Ostentó el título de emperatriz desde que el papa Clemente VII coronó y consagró a Carlos en Bolonia (1526). Aunque ella no asistió a la ceremonia, ésta se pagó con su dote.
También contribuyó a la hispanización de Carlos, que no tenía el castellano como lengua materna y que había sido educado en Flandes.
En 1539, Isabel tuvo un aborto en el palacio de Fuensalida, donde murió. Carlos, que estaba en Madrid, no quiso ver su cadáver y la lloró durante un mes en el monasterio de Sisla. El emperador, que vivió casi veinte años más, se negó a casarse de nuevo. Así le escribió a su hermana Leonor:
Yo estoy con la angustia y la tristeza que podéis pensar por haber tenido una pérdida tan grande y tan extremada y nada me puede consolar, si no es la consideración de su buena y católica vida y el muy santo fin que ha tenido.

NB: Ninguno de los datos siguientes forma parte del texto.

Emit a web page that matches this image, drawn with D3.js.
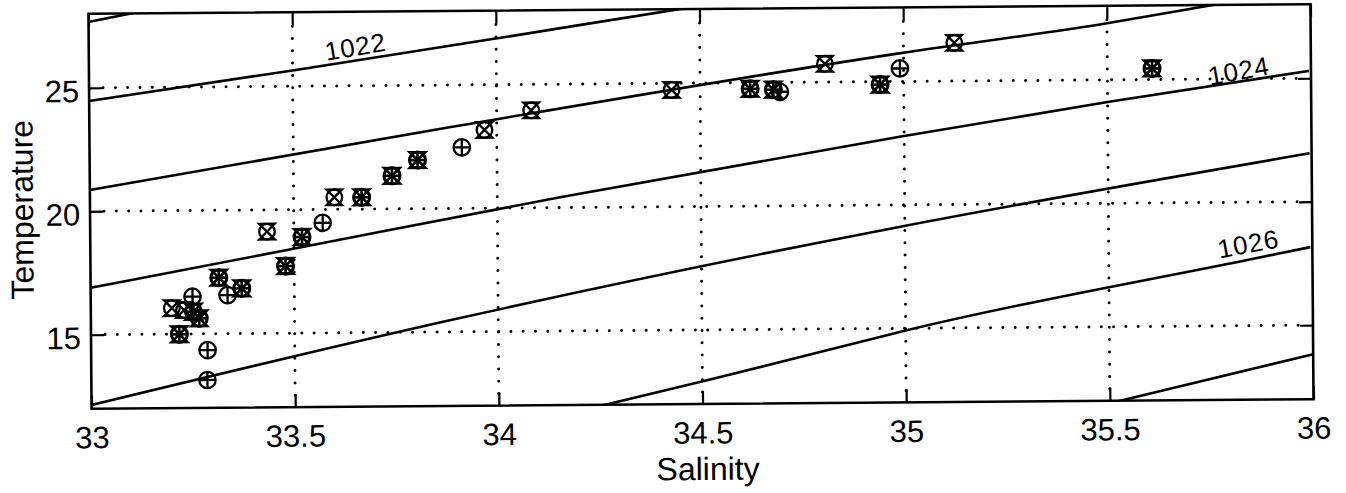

El príncipe Felipe presidió los funerales hasta que el dolor le derrumbó. El caballerizo mayor de la emperatriz, Francisco de Borja, escoltó el cadáver hasta Granada. Antes de introducirlo en la Capilla Real de la catedral, se abrió el féretro para comprobar la identidad de Isabel.
Ante el cuerpo en descomposición, Francisco de Borja pronunció sus célebres palabras:
No puedo jurar que esta sea la emperatriz, pero sí juro que es su cadáver el que aquí ponemos. Juro también no más servir a señor que se me pueda morir.

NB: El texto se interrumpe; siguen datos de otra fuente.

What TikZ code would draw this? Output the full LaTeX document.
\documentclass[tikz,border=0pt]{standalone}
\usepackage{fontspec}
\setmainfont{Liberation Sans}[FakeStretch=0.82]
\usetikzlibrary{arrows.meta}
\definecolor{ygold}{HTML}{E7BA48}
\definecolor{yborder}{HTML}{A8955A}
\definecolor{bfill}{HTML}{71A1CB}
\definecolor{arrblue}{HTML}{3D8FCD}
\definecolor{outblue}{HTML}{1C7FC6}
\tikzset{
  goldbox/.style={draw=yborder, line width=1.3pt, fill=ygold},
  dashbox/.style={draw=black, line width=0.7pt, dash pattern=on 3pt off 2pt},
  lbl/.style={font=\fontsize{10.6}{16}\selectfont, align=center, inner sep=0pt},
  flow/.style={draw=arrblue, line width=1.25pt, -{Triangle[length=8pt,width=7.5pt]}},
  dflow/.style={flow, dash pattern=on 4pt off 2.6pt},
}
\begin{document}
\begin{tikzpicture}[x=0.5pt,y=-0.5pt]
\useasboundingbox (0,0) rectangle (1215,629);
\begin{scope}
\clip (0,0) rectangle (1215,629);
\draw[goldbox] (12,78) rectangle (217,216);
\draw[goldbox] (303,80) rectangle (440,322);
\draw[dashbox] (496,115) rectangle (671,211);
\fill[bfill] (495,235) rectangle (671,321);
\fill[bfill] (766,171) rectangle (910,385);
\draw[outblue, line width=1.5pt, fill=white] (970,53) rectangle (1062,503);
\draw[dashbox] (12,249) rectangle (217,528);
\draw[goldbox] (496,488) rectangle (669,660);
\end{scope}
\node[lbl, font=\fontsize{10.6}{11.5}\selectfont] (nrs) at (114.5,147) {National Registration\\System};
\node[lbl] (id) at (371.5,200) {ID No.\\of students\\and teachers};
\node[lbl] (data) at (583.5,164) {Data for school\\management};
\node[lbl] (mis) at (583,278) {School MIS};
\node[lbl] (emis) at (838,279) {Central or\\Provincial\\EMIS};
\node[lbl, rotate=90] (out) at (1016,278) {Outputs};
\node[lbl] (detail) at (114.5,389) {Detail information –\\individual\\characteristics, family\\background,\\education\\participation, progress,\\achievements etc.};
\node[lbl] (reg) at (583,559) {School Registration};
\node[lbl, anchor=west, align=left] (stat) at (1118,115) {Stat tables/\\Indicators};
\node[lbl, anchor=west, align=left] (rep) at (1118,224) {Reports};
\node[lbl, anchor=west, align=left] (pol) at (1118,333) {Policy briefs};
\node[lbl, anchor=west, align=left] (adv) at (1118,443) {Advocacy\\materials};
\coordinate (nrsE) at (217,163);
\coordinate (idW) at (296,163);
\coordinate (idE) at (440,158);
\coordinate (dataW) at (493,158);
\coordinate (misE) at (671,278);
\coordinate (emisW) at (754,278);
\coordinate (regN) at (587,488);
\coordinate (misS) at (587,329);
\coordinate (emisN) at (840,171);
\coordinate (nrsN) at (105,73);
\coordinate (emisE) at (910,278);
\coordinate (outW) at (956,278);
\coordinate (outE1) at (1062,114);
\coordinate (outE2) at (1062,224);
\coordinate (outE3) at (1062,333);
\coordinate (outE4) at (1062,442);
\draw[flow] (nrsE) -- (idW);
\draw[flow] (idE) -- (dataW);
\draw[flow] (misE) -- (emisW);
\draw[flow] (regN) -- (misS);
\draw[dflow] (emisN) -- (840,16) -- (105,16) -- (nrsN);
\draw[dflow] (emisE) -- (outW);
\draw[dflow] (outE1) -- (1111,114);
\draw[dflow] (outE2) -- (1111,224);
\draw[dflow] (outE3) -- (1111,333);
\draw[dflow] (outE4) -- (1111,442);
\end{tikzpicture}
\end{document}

Unos años después, ya viudo, Borja renunció a su título de duque y entró en la Compañía de Jesús. En 1671 la Iglesia le declaró santo.
En un momento de apuros económicos (1546), Carlos trató de vender el joyero de la emperatriz, pero su hijo pleiteó para defenderlo, ya que Isabel se lo había dejado a él, a María y a Juana. En 1580, Felipe II culminó la unidad peninsular después de la muerte de Sebastián I en una cruzada. El plan de los Reyes Católicos se cumplió, aunque sólo durante sesenta años.